## Task brief
Copy each line exactly. Drop every picture.
-- Begin Dataset content --
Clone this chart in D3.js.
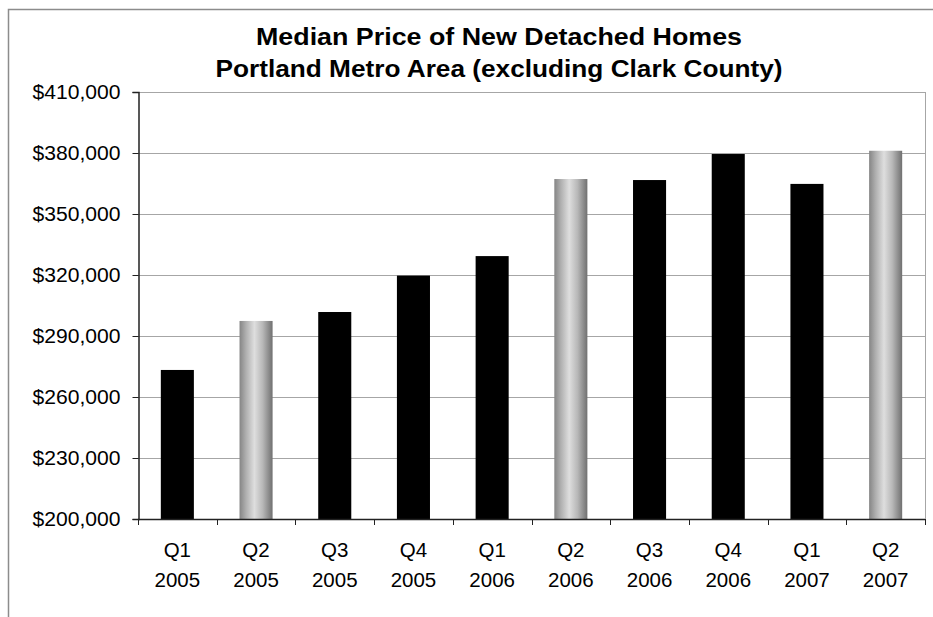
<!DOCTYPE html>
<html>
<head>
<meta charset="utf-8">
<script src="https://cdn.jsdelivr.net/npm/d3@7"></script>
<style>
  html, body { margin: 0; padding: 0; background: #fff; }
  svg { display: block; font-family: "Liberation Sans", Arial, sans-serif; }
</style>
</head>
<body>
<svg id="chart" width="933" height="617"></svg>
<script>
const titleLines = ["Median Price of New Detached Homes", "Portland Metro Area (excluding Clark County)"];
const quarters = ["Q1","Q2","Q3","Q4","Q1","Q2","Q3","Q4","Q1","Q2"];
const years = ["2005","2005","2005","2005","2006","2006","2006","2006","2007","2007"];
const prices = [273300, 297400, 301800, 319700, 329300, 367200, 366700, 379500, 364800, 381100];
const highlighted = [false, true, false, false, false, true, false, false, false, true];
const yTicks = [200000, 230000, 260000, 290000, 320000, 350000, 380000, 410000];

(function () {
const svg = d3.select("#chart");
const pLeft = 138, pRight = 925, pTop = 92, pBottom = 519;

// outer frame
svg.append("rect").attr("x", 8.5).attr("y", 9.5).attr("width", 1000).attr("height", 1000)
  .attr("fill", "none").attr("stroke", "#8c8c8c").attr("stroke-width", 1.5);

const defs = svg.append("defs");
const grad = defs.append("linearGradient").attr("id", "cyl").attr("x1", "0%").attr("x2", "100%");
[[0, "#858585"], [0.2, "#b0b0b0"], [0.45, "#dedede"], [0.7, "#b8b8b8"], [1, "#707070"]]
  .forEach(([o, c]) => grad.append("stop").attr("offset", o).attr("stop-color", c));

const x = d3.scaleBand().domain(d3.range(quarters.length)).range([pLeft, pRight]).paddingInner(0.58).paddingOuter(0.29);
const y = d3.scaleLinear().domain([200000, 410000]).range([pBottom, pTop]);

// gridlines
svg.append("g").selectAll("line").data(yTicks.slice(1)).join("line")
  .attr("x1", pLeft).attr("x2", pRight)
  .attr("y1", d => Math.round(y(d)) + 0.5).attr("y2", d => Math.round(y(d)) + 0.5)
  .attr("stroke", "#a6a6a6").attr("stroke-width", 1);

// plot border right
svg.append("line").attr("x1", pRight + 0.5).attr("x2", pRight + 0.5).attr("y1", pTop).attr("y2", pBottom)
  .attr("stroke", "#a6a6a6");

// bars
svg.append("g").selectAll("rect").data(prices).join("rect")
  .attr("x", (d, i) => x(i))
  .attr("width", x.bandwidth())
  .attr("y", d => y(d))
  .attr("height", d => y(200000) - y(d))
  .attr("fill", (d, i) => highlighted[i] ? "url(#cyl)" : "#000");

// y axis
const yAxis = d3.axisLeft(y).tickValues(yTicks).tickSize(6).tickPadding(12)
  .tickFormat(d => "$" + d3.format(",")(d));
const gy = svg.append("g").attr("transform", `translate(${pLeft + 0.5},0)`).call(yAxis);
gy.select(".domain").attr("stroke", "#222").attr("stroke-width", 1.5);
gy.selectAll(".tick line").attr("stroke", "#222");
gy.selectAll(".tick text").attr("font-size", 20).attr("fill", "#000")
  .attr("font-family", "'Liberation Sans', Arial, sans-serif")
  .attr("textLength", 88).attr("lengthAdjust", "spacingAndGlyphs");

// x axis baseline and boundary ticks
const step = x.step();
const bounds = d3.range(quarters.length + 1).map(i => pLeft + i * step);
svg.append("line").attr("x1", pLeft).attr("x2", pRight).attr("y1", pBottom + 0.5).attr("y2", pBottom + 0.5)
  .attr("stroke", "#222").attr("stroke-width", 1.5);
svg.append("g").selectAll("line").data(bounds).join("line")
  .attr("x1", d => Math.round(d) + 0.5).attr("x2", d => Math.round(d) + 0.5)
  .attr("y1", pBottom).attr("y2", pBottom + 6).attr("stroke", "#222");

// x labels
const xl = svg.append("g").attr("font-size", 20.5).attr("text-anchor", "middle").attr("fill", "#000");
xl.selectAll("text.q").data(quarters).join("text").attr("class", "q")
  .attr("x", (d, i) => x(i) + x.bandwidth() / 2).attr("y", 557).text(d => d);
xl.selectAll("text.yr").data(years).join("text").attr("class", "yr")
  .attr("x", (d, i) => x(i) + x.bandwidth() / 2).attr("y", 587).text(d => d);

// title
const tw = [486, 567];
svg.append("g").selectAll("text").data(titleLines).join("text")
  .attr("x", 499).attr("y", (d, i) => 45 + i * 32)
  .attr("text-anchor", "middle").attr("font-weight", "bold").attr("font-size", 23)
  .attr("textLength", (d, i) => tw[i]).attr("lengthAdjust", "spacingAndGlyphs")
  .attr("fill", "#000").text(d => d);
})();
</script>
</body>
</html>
-- End Dataset content --
## Correct output
Clone this chart in D3.js.
<!DOCTYPE html>
<html>
<head>
<meta charset="utf-8">
<script src="https://cdn.jsdelivr.net/npm/d3@7"></script>
<style>
  html, body { margin: 0; padding: 0; background: #fff; }
  svg { display: block; font-family: "Liberation Sans", Arial, sans-serif; }
</style>
</head>
<body>
<svg id="chart" width="933" height="617"></svg>
<script>
const titleLines = ["Median Price of New Detached Homes", "Portland Metro Area (excluding Clark County)"];
const quarters = ["Q1","Q2","Q3","Q4","Q1","Q2","Q3","Q4","Q1","Q2"];
const years = ["2005","2005","2005","2005","2006","2006","2006","2006","2007","2007"];
const prices = [273300, 297400, 301800, 319700, 329300, 367200, 366700, 379500, 364800, 381100];
const highlighted = [false, true, false, false, false, true, false, false, false, true];
const yTicks = [200000, 230000, 260000, 290000, 320000, 350000, 380000, 410000];

(function () {
const svg = d3.select("#chart");
const pLeft = 138, pRight = 925, pTop = 92, pBottom = 519;

// outer frame
svg.append("rect").attr("x", 8.5).attr("y", 9.5).attr("width", 1000).attr("height", 1000)
  .attr("fill", "none").attr("stroke", "#8c8c8c").attr("stroke-width", 1.5);

const defs = svg.append("defs");
const grad = defs.append("linearGradient").attr("id", "cyl").attr("x1", "0%").attr("x2", "100%");
[[0, "#858585"], [0.2, "#b0b0b0"], [0.45, "#dedede"], [0.7, "#b8b8b8"], [1, "#707070"]]
  .forEach(([o, c]) => grad.append("stop").attr("offset", o).attr("stop-color", c));

const x = d3.scaleBand().domain(d3.range(quarters.length)).range([pLeft, pRight]).paddingInner(0.58).paddingOuter(0.29);
const y = d3.scaleLinear().domain([200000, 410000]).range([pBottom, pTop]);

// gridlines
svg.append("g").selectAll("line").data(yTicks.slice(1)).join("line")
  .attr("x1", pLeft).attr("x2", pRight)
  .attr("y1", d => Math.round(y(d)) + 0.5).attr("y2", d => Math.round(y(d)) + 0.5)
  .attr("stroke", "#a6a6a6").attr("stroke-width", 1);

// plot border right
svg.append("line").attr("x1", pRight + 0.5).attr("x2", pRight + 0.5).attr("y1", pTop).attr("y2", pBottom)
  .attr("stroke", "#a6a6a6");

// bars
svg.append("g").selectAll("rect").data(prices).join("rect")
  .attr("x", (d, i) => x(i))
  .attr("width", x.bandwidth())
  .attr("y", d => y(d))
  .attr("height", d => y(200000) - y(d))
  .attr("fill", (d, i) => highlighted[i] ? "url(#cyl)" : "#000");

// y axis
const yAxis = d3.axisLeft(y).tickValues(yTicks).tickSize(6).tickPadding(12)
  .tickFormat(d => "$" + d3.format(",")(d));
const gy = svg.append("g").attr("transform", `translate(${pLeft + 0.5},0)`).call(yAxis);
gy.select(".domain").attr("stroke", "#222").attr("stroke-width", 1.5);
gy.selectAll(".tick line").attr("stroke", "#222");
gy.selectAll(".tick text").attr("font-size", 20).attr("fill", "#000")
  .attr("font-family", "'Liberation Sans', Arial, sans-serif")
  .attr("textLength", 88).attr("lengthAdjust", "spacingAndGlyphs");

// x axis baseline and boundary ticks
const step = x.step();
const bounds = d3.range(quarters.length + 1).map(i => pLeft + i * step);
svg.append("line").attr("x1", pLeft).attr("x2", pRight).attr("y1", pBottom + 0.5).attr("y2", pBottom + 0.5)
  .attr("stroke", "#222").attr("stroke-width", 1.5);
svg.append("g").selectAll("line").data(bounds).join("line")
  .attr("x1", d => Math.round(d) + 0.5).attr("x2", d => Math.round(d) + 0.5)
  .attr("y1", pBottom).attr("y2", pBottom + 6).attr("stroke", "#222");

// x labels
const xl = svg.append("g").attr("font-size", 20.5).attr("text-anchor", "middle").attr("fill", "#000");
xl.selectAll("text.q").data(quarters).join("text").attr("class", "q")
  .attr("x", (d, i) => x(i) + x.bandwidth() / 2).attr("y", 557).text(d => d);
xl.selectAll("text.yr").data(years).join("text").attr("class", "yr")
  .attr("x", (d, i) => x(i) + x.bandwidth() / 2).attr("y", 587).text(d => d);

// title
const tw = [486, 567];
svg.append("g").selectAll("text").data(titleLines).join("text")
  .attr("x", 499).attr("y", (d, i) => 45 + i * 32)
  .attr("text-anchor", "middle").attr("font-weight", "bold").attr("font-size", 23)
  .attr("textLength", (d, i) => tw[i]).attr("lengthAdjust", "spacingAndGlyphs")
  .attr("fill", "#000").text(d => d);
})();
</script>
</body>
</html>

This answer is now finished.